## Exercise task
Repeat the listing word for word. No pictures belong in the copy.
┌─ Data extract
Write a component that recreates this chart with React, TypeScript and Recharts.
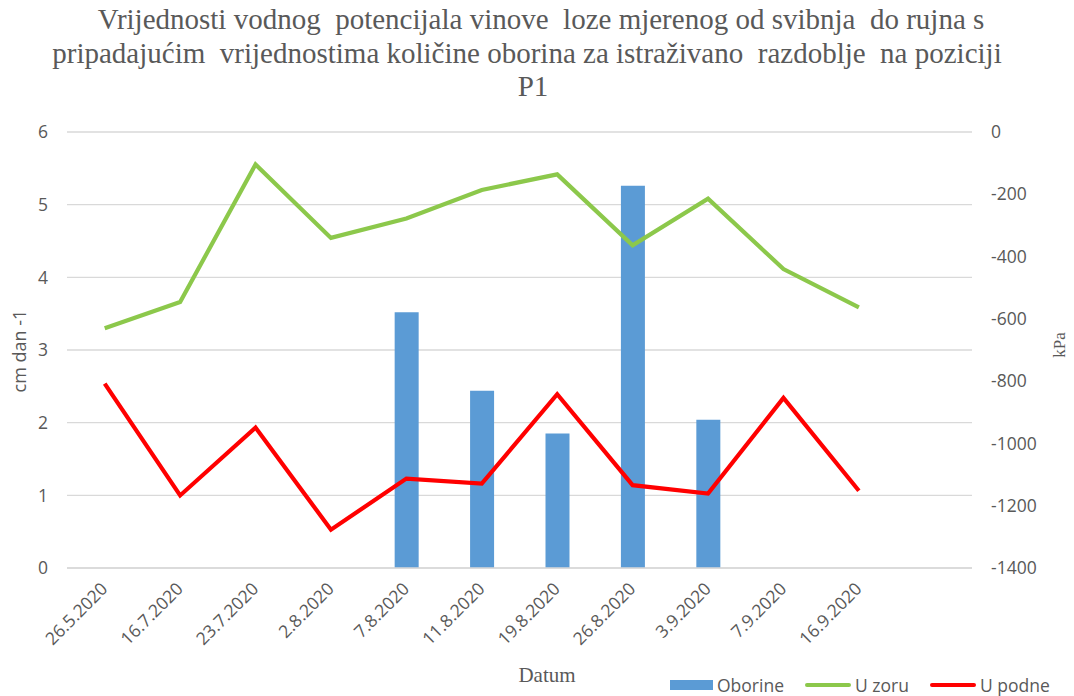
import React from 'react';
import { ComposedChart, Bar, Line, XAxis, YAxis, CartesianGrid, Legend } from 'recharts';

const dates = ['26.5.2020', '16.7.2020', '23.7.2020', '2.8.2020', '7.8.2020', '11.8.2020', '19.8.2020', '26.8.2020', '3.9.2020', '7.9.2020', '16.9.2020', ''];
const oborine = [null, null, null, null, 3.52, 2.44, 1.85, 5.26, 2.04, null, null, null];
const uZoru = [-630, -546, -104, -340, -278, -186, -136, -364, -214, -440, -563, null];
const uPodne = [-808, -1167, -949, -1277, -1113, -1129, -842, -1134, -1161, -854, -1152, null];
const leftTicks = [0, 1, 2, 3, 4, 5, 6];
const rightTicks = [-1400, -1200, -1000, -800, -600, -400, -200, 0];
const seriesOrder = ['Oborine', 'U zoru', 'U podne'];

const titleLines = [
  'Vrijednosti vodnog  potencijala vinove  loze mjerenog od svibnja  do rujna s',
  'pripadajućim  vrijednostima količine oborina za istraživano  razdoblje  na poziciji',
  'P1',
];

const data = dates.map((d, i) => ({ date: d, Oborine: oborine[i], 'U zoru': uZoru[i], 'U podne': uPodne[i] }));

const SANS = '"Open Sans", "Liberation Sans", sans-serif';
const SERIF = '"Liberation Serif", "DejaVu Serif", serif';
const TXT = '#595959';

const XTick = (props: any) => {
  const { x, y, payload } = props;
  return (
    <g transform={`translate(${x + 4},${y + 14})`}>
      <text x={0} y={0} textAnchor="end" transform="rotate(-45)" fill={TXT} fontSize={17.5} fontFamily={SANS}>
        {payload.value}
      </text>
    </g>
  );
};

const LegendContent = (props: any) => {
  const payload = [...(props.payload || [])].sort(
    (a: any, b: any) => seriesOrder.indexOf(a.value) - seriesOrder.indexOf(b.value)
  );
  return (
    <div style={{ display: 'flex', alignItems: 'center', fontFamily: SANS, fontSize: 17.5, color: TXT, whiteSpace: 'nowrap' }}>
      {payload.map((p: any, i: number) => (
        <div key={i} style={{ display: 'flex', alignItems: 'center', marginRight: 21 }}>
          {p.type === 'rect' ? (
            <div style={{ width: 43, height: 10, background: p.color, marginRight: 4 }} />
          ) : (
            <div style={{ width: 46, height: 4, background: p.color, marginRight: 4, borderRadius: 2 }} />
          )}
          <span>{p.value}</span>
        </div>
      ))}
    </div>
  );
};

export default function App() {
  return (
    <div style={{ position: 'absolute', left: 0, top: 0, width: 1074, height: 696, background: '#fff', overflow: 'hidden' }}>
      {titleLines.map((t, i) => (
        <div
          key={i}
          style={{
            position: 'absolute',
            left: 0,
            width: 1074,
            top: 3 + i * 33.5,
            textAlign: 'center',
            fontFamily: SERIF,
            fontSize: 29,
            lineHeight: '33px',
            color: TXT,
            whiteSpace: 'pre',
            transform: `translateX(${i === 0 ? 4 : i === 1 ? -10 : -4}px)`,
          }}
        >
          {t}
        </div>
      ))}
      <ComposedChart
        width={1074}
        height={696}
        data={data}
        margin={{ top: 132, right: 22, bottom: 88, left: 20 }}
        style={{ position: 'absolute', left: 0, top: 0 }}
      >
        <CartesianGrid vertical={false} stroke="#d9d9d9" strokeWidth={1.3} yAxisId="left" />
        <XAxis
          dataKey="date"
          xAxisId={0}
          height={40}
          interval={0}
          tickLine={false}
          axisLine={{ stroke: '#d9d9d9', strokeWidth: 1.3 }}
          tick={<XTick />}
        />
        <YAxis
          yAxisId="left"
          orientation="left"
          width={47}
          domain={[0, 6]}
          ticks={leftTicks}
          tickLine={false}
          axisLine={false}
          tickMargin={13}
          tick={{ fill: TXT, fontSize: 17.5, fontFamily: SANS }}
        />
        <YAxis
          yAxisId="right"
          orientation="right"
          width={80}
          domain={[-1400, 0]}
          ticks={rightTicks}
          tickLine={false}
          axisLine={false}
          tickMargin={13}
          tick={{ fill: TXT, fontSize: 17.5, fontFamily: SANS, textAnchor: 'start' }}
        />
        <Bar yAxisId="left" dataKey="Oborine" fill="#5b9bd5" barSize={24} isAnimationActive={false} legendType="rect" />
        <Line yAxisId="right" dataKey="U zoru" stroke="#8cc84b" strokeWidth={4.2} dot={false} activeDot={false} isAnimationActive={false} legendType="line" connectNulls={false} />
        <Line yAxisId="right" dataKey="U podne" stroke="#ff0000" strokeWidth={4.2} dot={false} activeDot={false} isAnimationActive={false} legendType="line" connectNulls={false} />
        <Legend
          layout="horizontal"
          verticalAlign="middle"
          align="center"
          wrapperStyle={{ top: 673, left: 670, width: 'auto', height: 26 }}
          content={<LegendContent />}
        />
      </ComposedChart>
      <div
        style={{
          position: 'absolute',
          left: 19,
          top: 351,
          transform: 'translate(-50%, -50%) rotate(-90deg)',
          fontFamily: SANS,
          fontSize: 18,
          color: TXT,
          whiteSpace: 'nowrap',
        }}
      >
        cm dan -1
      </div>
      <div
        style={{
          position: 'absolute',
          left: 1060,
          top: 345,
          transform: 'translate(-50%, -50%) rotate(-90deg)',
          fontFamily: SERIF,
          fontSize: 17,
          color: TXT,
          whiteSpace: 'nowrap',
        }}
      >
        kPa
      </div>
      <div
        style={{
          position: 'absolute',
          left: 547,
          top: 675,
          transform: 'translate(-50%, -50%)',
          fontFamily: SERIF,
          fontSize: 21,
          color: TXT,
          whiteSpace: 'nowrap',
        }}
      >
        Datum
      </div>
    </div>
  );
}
└─
## Written solution
Write a component that recreates this chart with React, TypeScript and Recharts.
import React from 'react';
import { ComposedChart, Bar, Line, XAxis, YAxis, CartesianGrid, Legend } from 'recharts';

const dates = ['26.5.2020', '16.7.2020', '23.7.2020', '2.8.2020', '7.8.2020', '11.8.2020', '19.8.2020', '26.8.2020', '3.9.2020', '7.9.2020', '16.9.2020', ''];
const oborine = [null, null, null, null, 3.52, 2.44, 1.85, 5.26, 2.04, null, null, null];
const uZoru = [-630, -546, -104, -340, -278, -186, -136, -364, -214, -440, -563, null];
const uPodne = [-808, -1167, -949, -1277, -1113, -1129, -842, -1134, -1161, -854, -1152, null];
const leftTicks = [0, 1, 2, 3, 4, 5, 6];
const rightTicks = [-1400, -1200, -1000, -800, -600, -400, -200, 0];
const seriesOrder = ['Oborine', 'U zoru', 'U podne'];

const titleLines = [
  'Vrijednosti vodnog  potencijala vinove  loze mjerenog od svibnja  do rujna s',
  'pripadajućim  vrijednostima količine oborina za istraživano  razdoblje  na poziciji',
  'P1',
];

const data = dates.map((d, i) => ({ date: d, Oborine: oborine[i], 'U zoru': uZoru[i], 'U podne': uPodne[i] }));

const SANS = '"Open Sans", "Liberation Sans", sans-serif';
const SERIF = '"Liberation Serif", "DejaVu Serif", serif';
const TXT = '#595959';

const XTick = (props: any) => {
  const { x, y, payload } = props;
  return (
    <g transform={`translate(${x + 4},${y + 14})`}>
      <text x={0} y={0} textAnchor="end" transform="rotate(-45)" fill={TXT} fontSize={17.5} fontFamily={SANS}>
        {payload.value}
      </text>
    </g>
  );
};

const LegendContent = (props: any) => {
  const payload = [...(props.payload || [])].sort(
    (a: any, b: any) => seriesOrder.indexOf(a.value) - seriesOrder.indexOf(b.value)
  );
  return (
    <div style={{ display: 'flex', alignItems: 'center', fontFamily: SANS, fontSize: 17.5, color: TXT, whiteSpace: 'nowrap' }}>
      {payload.map((p: any, i: number) => (
        <div key={i} style={{ display: 'flex', alignItems: 'center', marginRight: 21 }}>
          {p.type === 'rect' ? (
            <div style={{ width: 43, height: 10, background: p.color, marginRight: 4 }} />
          ) : (
            <div style={{ width: 46, height: 4, background: p.color, marginRight: 4, borderRadius: 2 }} />
          )}
          <span>{p.value}</span>
        </div>
      ))}
    </div>
  );
};

export default function App() {
  return (
    <div style={{ position: 'absolute', left: 0, top: 0, width: 1074, height: 696, background: '#fff', overflow: 'hidden' }}>
      {titleLines.map((t, i) => (
        <div
          key={i}
          style={{
            position: 'absolute',
            left: 0,
            width: 1074,
            top: 3 + i * 33.5,
            textAlign: 'center',
            fontFamily: SERIF,
            fontSize: 29,
            lineHeight: '33px',
            color: TXT,
            whiteSpace: 'pre',
            transform: `translateX(${i === 0 ? 4 : i === 1 ? -10 : -4}px)`,
          }}
        >
          {t}
        </div>
      ))}
      <ComposedChart
        width={1074}
        height={696}
        data={data}
        margin={{ top: 132, right: 22, bottom: 88, left: 20 }}
        style={{ position: 'absolute', left: 0, top: 0 }}
      >
        <CartesianGrid vertical={false} stroke="#d9d9d9" strokeWidth={1.3} yAxisId="left" />
        <XAxis
          dataKey="date"
          xAxisId={0}
          height={40}
          interval={0}
          tickLine={false}
          axisLine={{ stroke: '#d9d9d9', strokeWidth: 1.3 }}
          tick={<XTick />}
        />
        <YAxis
          yAxisId="left"
          orientation="left"
          width={47}
          domain={[0, 6]}
          ticks={leftTicks}
          tickLine={false}
          axisLine={false}
          tickMargin={13}
          tick={{ fill: TXT, fontSize: 17.5, fontFamily: SANS }}
        />
        <YAxis
          yAxisId="right"
          orientation="right"
          width={80}
          domain={[-1400, 0]}
          ticks={rightTicks}
          tickLine={false}
          axisLine={false}
          tickMargin={13}
          tick={{ fill: TXT, fontSize: 17.5, fontFamily: SANS, textAnchor: 'start' }}
        />
        <Bar yAxisId="left" dataKey="Oborine" fill="#5b9bd5" barSize={24} isAnimationActive={false} legendType="rect" />
        <Line yAxisId="right" dataKey="U zoru" stroke="#8cc84b" strokeWidth={4.2} dot={false} activeDot={false} isAnimationActive={false} legendType="line" connectNulls={false} />
        <Line yAxisId="right" dataKey="U podne" stroke="#ff0000" strokeWidth={4.2} dot={false} activeDot={false} isAnimationActive={false} legendType="line" connectNulls={false} />
        <Legend
          layout="horizontal"
          verticalAlign="middle"
          align="center"
          wrapperStyle={{ top: 673, left: 670, width: 'auto', height: 26 }}
          content={<LegendContent />}
        />
      </ComposedChart>
      <div
        style={{
          position: 'absolute',
          left: 19,
          top: 351,
          transform: 'translate(-50%, -50%) rotate(-90deg)',
          fontFamily: SANS,
          fontSize: 18,
          color: TXT,
          whiteSpace: 'nowrap',
        }}
      >
        cm dan -1
      </div>
      <div
        style={{
          position: 'absolute',
          left: 1060,
          top: 345,
          transform: 'translate(-50%, -50%) rotate(-90deg)',
          fontFamily: SERIF,
          fontSize: 17,
          color: TXT,
          whiteSpace: 'nowrap',
        }}
      >
        kPa
      </div>
      <div
        style={{
          position: 'absolute',
          left: 547,
          top: 675,
          transform: 'translate(-50%, -50%)',
          fontFamily: SERIF,
          fontSize: 21,
          color: TXT,
          whiteSpace: 'nowrap',
        }}
      >
        Datum
      </div>
    </div>
  );
}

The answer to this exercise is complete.